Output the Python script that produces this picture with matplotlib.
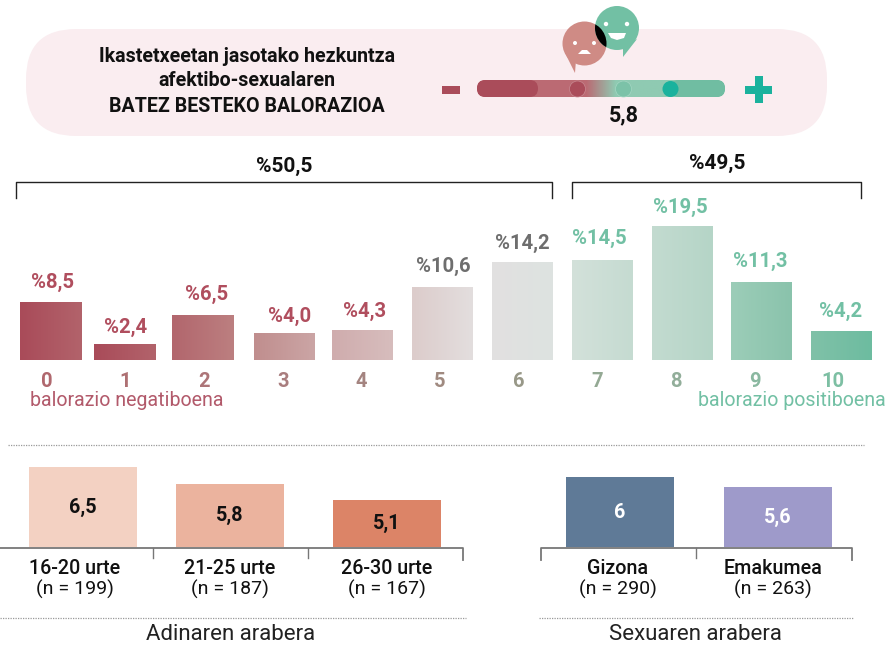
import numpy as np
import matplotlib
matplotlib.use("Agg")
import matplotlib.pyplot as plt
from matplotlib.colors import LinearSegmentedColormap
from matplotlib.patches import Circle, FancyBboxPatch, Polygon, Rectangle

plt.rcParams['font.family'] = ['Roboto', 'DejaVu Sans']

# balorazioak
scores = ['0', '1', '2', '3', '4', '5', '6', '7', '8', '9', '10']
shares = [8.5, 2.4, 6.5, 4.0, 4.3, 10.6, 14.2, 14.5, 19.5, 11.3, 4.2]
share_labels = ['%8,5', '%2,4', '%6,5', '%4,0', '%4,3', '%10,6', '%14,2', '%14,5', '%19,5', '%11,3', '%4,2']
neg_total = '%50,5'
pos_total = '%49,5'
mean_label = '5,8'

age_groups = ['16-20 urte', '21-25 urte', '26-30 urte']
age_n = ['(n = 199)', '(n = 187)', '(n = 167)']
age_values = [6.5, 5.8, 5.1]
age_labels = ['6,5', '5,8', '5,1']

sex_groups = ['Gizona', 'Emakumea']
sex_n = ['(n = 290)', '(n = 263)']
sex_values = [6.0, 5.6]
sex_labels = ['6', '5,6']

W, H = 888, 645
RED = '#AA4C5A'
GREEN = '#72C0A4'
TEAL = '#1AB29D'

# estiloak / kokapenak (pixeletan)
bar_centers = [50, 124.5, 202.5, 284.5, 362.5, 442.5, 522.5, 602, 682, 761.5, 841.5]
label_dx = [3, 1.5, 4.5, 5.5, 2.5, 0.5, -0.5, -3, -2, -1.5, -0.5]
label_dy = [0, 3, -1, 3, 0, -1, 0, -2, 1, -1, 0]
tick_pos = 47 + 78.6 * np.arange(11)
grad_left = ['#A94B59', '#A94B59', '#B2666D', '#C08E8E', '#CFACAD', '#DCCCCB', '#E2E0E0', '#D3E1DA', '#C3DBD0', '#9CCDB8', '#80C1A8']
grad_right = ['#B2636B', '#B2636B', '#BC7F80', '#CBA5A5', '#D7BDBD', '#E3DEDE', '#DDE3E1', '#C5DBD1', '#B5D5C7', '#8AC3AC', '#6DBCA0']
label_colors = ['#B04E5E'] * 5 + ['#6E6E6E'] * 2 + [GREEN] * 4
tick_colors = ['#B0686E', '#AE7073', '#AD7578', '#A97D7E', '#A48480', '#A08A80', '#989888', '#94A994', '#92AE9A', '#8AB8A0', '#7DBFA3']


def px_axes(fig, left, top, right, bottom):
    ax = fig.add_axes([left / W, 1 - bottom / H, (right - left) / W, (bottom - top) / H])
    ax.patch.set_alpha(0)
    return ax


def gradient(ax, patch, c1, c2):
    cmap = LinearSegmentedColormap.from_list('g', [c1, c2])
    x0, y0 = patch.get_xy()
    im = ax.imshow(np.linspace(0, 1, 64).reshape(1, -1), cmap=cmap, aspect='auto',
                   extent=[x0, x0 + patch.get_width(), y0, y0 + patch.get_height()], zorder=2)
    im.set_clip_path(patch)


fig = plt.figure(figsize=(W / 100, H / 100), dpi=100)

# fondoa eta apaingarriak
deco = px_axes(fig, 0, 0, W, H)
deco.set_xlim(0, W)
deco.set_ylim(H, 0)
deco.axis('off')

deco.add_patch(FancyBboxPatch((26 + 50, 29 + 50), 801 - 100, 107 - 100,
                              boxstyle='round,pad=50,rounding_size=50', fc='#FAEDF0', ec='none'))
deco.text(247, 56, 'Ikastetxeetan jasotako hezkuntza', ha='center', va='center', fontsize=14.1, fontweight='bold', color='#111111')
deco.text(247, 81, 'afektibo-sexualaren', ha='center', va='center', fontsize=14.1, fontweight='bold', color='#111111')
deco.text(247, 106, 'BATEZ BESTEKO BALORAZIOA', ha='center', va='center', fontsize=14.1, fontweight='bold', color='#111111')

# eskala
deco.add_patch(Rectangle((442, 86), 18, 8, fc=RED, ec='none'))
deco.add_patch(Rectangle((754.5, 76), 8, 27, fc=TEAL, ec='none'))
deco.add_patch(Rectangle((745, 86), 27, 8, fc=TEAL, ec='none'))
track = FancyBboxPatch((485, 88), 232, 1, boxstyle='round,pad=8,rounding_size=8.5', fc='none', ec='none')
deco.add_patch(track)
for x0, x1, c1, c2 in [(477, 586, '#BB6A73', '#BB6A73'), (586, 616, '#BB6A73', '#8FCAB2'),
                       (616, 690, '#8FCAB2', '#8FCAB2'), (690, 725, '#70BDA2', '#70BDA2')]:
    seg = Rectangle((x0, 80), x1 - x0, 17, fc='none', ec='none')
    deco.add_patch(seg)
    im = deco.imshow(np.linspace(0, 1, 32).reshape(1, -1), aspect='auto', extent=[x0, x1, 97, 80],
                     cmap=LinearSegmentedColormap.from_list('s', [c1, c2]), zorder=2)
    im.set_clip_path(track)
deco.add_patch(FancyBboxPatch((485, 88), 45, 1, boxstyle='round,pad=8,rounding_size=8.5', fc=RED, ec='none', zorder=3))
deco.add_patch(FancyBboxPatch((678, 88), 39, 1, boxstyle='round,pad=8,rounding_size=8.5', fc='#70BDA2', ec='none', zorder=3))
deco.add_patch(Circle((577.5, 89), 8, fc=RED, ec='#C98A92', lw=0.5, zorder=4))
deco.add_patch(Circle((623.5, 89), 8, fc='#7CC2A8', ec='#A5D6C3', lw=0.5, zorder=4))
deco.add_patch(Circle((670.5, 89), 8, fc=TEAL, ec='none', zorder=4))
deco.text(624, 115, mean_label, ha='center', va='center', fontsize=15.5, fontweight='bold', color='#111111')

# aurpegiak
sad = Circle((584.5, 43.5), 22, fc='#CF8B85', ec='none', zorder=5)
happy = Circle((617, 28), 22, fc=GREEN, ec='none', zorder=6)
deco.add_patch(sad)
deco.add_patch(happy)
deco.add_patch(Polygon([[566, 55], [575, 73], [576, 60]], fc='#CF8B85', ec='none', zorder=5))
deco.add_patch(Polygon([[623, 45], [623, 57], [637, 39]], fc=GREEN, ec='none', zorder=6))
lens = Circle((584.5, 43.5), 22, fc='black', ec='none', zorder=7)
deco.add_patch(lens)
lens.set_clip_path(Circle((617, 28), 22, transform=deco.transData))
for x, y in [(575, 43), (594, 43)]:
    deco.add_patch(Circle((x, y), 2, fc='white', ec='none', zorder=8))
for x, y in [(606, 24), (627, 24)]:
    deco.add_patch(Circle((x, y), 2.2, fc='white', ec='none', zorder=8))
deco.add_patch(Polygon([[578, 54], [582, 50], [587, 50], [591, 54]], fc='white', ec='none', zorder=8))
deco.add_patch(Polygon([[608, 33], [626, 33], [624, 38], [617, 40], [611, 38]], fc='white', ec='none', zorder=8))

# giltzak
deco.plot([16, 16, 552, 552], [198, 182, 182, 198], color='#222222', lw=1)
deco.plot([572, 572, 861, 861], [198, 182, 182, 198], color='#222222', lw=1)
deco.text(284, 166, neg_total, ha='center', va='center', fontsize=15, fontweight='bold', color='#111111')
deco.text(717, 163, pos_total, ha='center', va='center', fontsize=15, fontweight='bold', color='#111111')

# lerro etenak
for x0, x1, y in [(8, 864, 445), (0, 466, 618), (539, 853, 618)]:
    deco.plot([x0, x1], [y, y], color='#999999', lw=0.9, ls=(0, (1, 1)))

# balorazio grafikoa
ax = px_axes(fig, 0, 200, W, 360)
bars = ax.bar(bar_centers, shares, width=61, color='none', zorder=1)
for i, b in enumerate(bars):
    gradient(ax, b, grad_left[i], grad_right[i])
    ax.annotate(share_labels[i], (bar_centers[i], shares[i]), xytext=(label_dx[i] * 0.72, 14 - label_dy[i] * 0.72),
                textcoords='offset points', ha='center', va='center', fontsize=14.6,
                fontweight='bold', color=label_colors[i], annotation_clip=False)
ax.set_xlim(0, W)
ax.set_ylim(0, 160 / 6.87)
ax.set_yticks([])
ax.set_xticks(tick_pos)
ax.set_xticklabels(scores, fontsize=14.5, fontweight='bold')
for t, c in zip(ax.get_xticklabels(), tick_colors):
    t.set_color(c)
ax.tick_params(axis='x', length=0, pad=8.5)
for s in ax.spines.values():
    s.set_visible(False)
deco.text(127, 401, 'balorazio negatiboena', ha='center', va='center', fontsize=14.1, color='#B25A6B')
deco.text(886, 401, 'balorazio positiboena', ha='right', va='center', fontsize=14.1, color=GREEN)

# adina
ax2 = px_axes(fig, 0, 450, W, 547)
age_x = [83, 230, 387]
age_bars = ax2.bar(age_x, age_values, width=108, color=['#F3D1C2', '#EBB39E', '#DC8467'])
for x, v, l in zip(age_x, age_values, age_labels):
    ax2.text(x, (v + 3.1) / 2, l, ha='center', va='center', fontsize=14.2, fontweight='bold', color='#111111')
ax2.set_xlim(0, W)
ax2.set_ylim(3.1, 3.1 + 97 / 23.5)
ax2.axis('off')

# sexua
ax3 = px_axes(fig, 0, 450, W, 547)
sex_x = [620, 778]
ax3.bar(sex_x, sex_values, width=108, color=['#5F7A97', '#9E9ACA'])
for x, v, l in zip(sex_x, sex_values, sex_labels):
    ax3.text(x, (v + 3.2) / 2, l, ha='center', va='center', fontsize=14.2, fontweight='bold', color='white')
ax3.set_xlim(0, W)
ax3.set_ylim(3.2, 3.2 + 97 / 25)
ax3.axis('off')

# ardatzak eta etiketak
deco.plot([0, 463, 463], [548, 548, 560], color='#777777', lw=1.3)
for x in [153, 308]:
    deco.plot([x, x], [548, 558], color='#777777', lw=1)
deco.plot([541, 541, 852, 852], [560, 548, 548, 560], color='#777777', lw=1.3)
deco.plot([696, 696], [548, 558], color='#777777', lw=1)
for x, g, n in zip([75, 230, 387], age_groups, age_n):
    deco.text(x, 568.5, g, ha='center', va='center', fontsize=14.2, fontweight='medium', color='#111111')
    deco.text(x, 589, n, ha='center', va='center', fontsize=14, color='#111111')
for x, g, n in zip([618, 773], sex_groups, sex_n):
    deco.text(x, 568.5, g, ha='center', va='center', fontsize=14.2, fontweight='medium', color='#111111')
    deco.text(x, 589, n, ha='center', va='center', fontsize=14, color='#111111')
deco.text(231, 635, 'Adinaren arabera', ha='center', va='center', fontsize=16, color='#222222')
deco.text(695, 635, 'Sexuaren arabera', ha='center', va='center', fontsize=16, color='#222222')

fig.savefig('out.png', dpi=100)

* **To be done**
Please take the lines from the beginning of the data above through the line holding "mean_label = '5,8'" and transcribe them exactly, without any pictures.

* **Solution**
Output the Python script that produces this picture with matplotlib.
import numpy as np
import matplotlib
matplotlib.use("Agg")
import matplotlib.pyplot as plt
from matplotlib.colors import LinearSegmentedColormap
from matplotlib.patches import Circle, FancyBboxPatch, Polygon, Rectangle

plt.rcParams['font.family'] = ['Roboto', 'DejaVu Sans']

# balorazioak
scores = ['0', '1', '2', '3', '4', '5', '6', '7', '8', '9', '10']
shares = [8.5, 2.4, 6.5, 4.0, 4.3, 10.6, 14.2, 14.5, 19.5, 11.3, 4.2]
share_labels = ['%8,5', '%2,4', '%6,5', '%4,0', '%4,3', '%10,6', '%14,2', '%14,5', '%19,5', '%11,3', '%4,2']
neg_total = '%50,5'
pos_total = '%49,5'
mean_label = '5,8'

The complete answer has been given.